If the Strait of Hormuz remains closed until August, it will increase the risk of an economic downturn comparable in scale to the Great Recession of 2008.
The analysts' baseline scenario assumes the resumption of shipping along this route in July. In this case, the average decline in oil demand will be 2.6 million barrels per day, and spot prices for the benchmark Brent crude will reach a summer peak of around $130 per barrel.
However, if the blockage lasts longer, even more significant "demand destruction" will be required to offset the supply shock in August and September. This would potentially be enough to trigger a year-on-year decline in global oil consumption by the end of 2026. A number of leading analysts are already expecting a rare contraction in global demand this year.
"The current macroeconomic picture is less extreme than in the 1970s or 2007-2008," Rapidan analysts note in their review, citing the decline in oil intensity in global economies and more robust monetary policy mechanisms. "However, this relatively stronger starting position does not offset the risk that continued oil price surges will exacerbate financial and macroeconomic vulnerabilities."

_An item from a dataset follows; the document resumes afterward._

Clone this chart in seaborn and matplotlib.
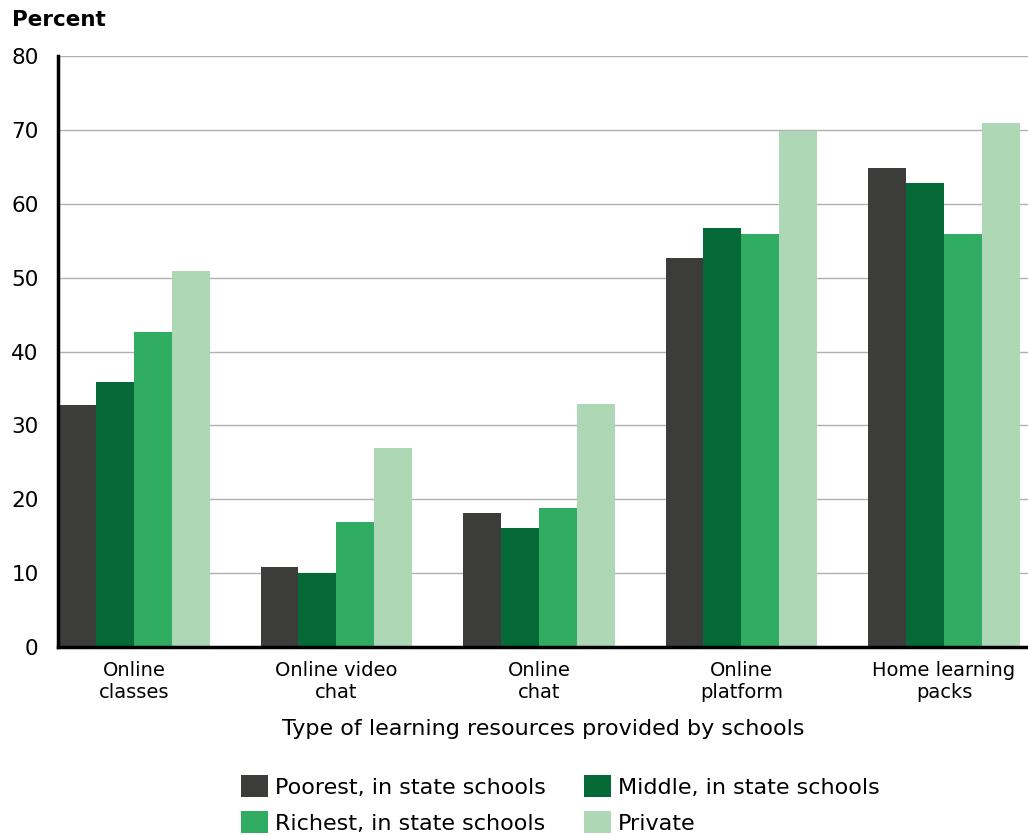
import pandas as pd
import matplotlib.pyplot as plt
import seaborn as sns

# Chart data
categories = ['Online\nclasses', 'Online video\nchat', 'Online\nchat', 'Online\nplatform', 'Home learning\npacks']
groups = ['Poorest, in state schools', 'Middle, in state schools', 'Richest, in state schools', 'Private']
poorest = [32.7, 10.8, 18.1, 52.6, 64.8]
middle = [35.9, 10.0, 16.1, 56.7, 62.8]
richest = [42.6, 16.9, 18.8, 55.9, 55.9]
private = [50.9, 26.9, 32.9, 69.8, 70.9]
colors = ['#3c3c3b', '#056a38', '#31ac63', '#aed8b5']

# long format for seaborn
rows = []
for g, vals in zip(groups, [poorest, middle, richest, private]):
    for c, v in zip(categories, vals):
        rows.append({'Resource': c, 'Group': g, 'Percent': v})
df = pd.DataFrame(rows)

sns.set_style("white")
plt.rcParams['font.family'] = ['DejaVu Sans']
plt.rcParams['text.color'] = 'black'
plt.rcParams['axes.labelcolor'] = 'black'

fig = plt.figure(figsize=(10.28, 8.36), dpi=100)
ax = fig.add_axes([58 / 1028, 1 - 647 / 836, 1 - 58 / 1028, (647 - 56) / 836])

sns.barplot(data=df, x='Resource', y='Percent', hue='Group', order=categories,
            hue_order=groups, palette=colors, width=0.75, linewidth=0,
            saturation=1, ax=ax, legend=True)

ax.set_ylim(0, 80)
ax.set_xlim(-0.375, 4.415)
ax.set_yticks(range(0, 81, 10))
ax.yaxis.grid(True, color='#b0b0b0', linewidth=1)
ax.set_axisbelow(True)
for s in ['top', 'right']:
    ax.spines[s].set_visible(False)
for s in ['left', 'bottom']:
    ax.spines[s].set_color('black')
    ax.spines[s].set_linewidth(2.5)
ax.tick_params(axis='both', length=0, colors='black')
ax.tick_params(axis='y', labelsize=15.5, pad=14)
ax.tick_params(axis='x', labelsize=14, pad=10)
ax.set_ylabel('')
ax.set_xlabel('Type of learning resources provided by schools', fontsize=16, labelpad=12)

fig.text(12 / 1028, 1 - 20 / 836, 'Percent', fontsize=15.5, fontweight='bold', va='center', ha='left')

handles, labels = ax.get_legend_handles_labels()
ax.get_legend().remove()
# reorder so rows read Poorest, Middle / Richest, Private
idx = [0, 2, 1, 3]
fig.legend([handles[i] for i in idx], [labels[i] for i in idx], ncol=2,
           loc='lower center', bbox_to_anchor=(0.545, -0.021),
           frameon=False, fontsize=16, handlelength=1.25, handleheight=1.1,
           columnspacing=1.7, labelspacing=0.62, handletextpad=0.3)

plt.savefig('out.png', dpi=100)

The company estimates that if the opening of the strait is delayed until August, the supply deficit in the third quarter will increase to approximately 6 million barrels per day. Meanwhile, commercial oil inventories are already approaching critically low levels, hampering operations. Rapidan notes that even if shipping resumes in early August, the market shortage will only worsen before it improves. Crude oil inventories will continue to decline until September, as production in the Gulf gradually recovers and the first shipments reach their destinations.